Published time: April 28, 2014 11:01
Reuters/Toru Hanai

Reuters/Toru Hanai

Asian growth will remain steady at 5.4 percent in 2014, however a steeper than expected slowdown in China and a failure in Japan’s "Abenomics" program could derail the region’s economic progress, says the IMF.

Asia also faces risks from outside the region, including improving growth in the US, which could raise global interest rates the new IMF study said.

"Bouts of capital flow and asset price volatility are likely along the way, with exchange rates, equity prices, and government bond yields affected by changes in global risk aversion and capital flows," the IMF concludes.

The IMF raised its growth forecast for Asia this year due to a pickup in external demand alongside a recovery in advanced economies. Growth is also expected to improve slightly to 5.5 percent in 2015. Last year, the region grew 5.2 percent.

However, the IMF predicts China will slowly decelerate to growth of 7.5 percent this year and 7.3 percent in 2015,to a "more sustainable path".

2014 has been a bumpy start for China, due to financial sector vulnerabilities, and the temporary cost of reforms, along with the transition toward a more sustainable growth path would have significant adverse regional spillover.

Domestic and global political tensions could also create trade disruptions and weaken investment and growth across the region. In some frontier economies, high credit growth has led to rising external and domestic vulnerabilities.

The IMF expects Japan's growth to decrease to 1 percent in 2015 from 1.4 percent this year, due to a reduction in the stimulus effects from monetary and fiscal easing. Another barrier towards growth will be a need to reduce debt, the outlook said.

Abenomics is Japanese Prime Minister Shinzo Abe’s plan to stoke the economy and spur growth after decades of decline, with a commitment to keep the yen weak.

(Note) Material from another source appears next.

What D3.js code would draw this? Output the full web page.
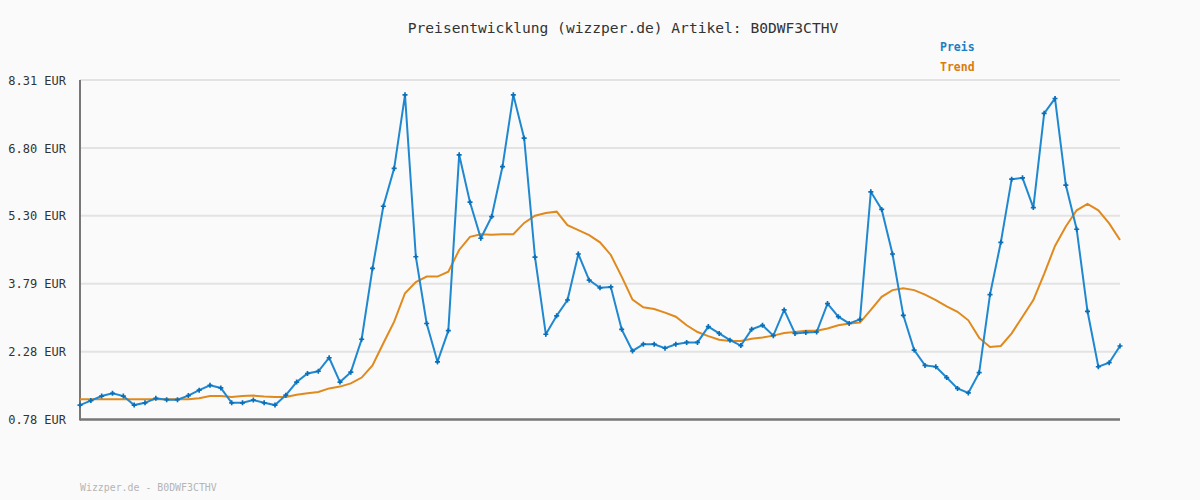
<!DOCTYPE html>
<html>
<head>
<meta charset="utf-8">
<script src="https://cdn.jsdelivr.net/npm/d3@7"></script>
<style>
  body { margin: 0; background: #fafafa; }
  svg { display: block; }
  text { font-family: "DejaVu Sans Mono", "Liberation Mono", monospace; }
</style>
</head>
<body>
<div id="chart"></div>
<script>
// Preis pro Messpunkt (EUR)
const PRICES = [1.10,1.20,1.30,1.36,1.30,1.10,1.15,1.25,1.22,1.22,1.31,1.43,1.54,1.48,1.15,1.15,1.21,1.15,1.10,1.32,
  1.61,1.80,1.85,2.15,1.61,1.83,2.56,4.13,5.51,6.35,7.98,4.39,2.91,2.06,2.75,6.65,5.60,4.80,5.28,6.39,
  7.98,7.02,4.38,2.67,3.08,3.43,4.45,3.87,3.70,3.72,2.78,2.30,2.45,2.45,2.36,2.45,2.49,2.49,2.84,2.69,
  2.54,2.42,2.78,2.87,2.64,3.21,2.69,2.71,2.72,3.35,3.06,2.91,3.00,5.83,5.44,4.45,3.09,2.32,1.98,1.95,
  1.71,1.47,1.37,1.82,3.55,4.71,6.11,6.14,5.48,7.57,7.90,5.98,5.00,3.18,1.95,2.04,2.41];
// Trendlinie
const TREND = [1.23,1.23,1.23,1.23,1.23,1.23,1.23,1.23,1.23,1.23,1.23,1.25,1.30,1.30,1.28,1.30,1.31,1.29,1.28,1.28,
  1.33,1.36,1.39,1.47,1.51,1.58,1.71,1.98,2.47,2.95,3.58,3.83,3.95,3.95,4.06,4.54,4.83,4.89,4.88,4.89,
  4.89,5.14,5.30,5.36,5.39,5.09,4.98,4.87,4.71,4.43,3.95,3.44,3.27,3.23,3.15,3.06,2.87,2.72,2.63,2.55,
  2.52,2.52,2.57,2.60,2.64,2.70,2.72,2.75,2.75,2.80,2.87,2.91,2.93,3.21,3.50,3.65,3.69,3.65,3.55,3.43,
  3.29,3.17,2.98,2.59,2.39,2.41,2.69,3.06,3.43,4.01,4.63,5.06,5.42,5.56,5.42,5.13,4.76];
const Y_TICKS = [0.78, 2.28, 3.79, 5.30, 6.80, 8.31];
const TITLE = "Preisentwicklung (wizzper.de) Artikel: B0DWF3CTHV";
const FOOTER = "Wizzper.de - B0DWF3CTHV";

(function() {
const W = 1200, H = 500;
const m = { left: 80, right: 1120, top: 80, bottom: 419.5 };

const svg = d3.select("#chart").append("svg").attr("width", W).attr("height", H);
svg.append("rect").attr("width", W).attr("height", H).attr("fill", "#fafafa");

const x = d3.scaleLinear().domain([0, PRICES.length - 1]).range([m.left, m.right]);
const y = d3.scaleLinear().domain([0.78, 8.31]).range([m.bottom, m.top]);

// gridlines
svg.append("g").selectAll("line").data(Y_TICKS.slice(1)).enter().append("line")
    .attr("x1", m.left).attr("x2", m.right)
    .attr("y1", d => y(d)).attr("y2", d => y(d))
    .attr("stroke", "#e3e3e3").attr("stroke-width", 2);

// y labels
svg.append("g").selectAll("text").data(Y_TICKS).enter().append("text")
    .attr("x", 66).attr("y", d => y(d) + 4.5)
    .attr("text-anchor", "end").attr("font-size", 12).attr("fill", "#333")
    .text(d => d.toFixed(2) + " EUR");

// axes
svg.append("line").attr("x1", m.left).attr("x2", m.left).attr("y1", m.top).attr("y2", m.bottom + 1)
    .attr("stroke", "#777").attr("stroke-width", 2);
svg.append("line").attr("x1", m.left).attr("x2", m.right).attr("y1", m.bottom).attr("y2", m.bottom)
    .attr("stroke", "#777").attr("stroke-width", 2.5);

const line = d3.line().x((d, i) => x(i)).y(d => y(d));

svg.append("path").datum(TREND).attr("d", line)
    .attr("fill", "none").attr("stroke", "#e08a1e").attr("stroke-width", 2);
svg.append("path").datum(PRICES).attr("d", line)
    .attr("fill", "none").attr("stroke", "#1f88d0").attr("stroke-width", 2);

// markers (small crosses)
const sym = d3.symbol().type(d3.symbolCross).size(14);
svg.append("g").selectAll("path").data(PRICES).enter().append("path")
    .attr("d", sym)
    .attr("transform", (d, i) => `translate(${x(i)},${y(d)})`)
    .attr("fill", "#0b6fb8");

// title + legend + footer
svg.append("text").attr("x", 623).attr("y", 33).attr("text-anchor", "middle")
    .attr("font-size", 14.6).attr("fill", "#333").text(TITLE);
svg.append("text").attr("x", 940).attr("y", 51).attr("font-size", 11.5).attr("font-weight", "bold")
    .attr("fill", "#1a7fc4").text("Preis");
svg.append("text").attr("x", 940).attr("y", 71).attr("font-size", 11.5).attr("font-weight", "bold")
    .attr("fill", "#d97c0e").text("Trend");
svg.append("text").attr("x", 80).attr("y", 491).attr("font-size", 9.9)
    .attr("fill", "#b5b5b5").text(FOOTER);
})();
</script>
</body>
</html>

Meanwhile, the IMF says a pickup in external demand coupled with a recovery in advanced economies and resilient domestic demand should contribute to growth across most of the region.

"The advanced economies are turning a corner and many Asian economies which depend on exports as a main growth engine are in a good position to capitalize on the recovery. That's the main reason why we are positive on the Asian region," CNBC quotes Changyong Rhee, the director of Asia and Pacific Department at the IMF.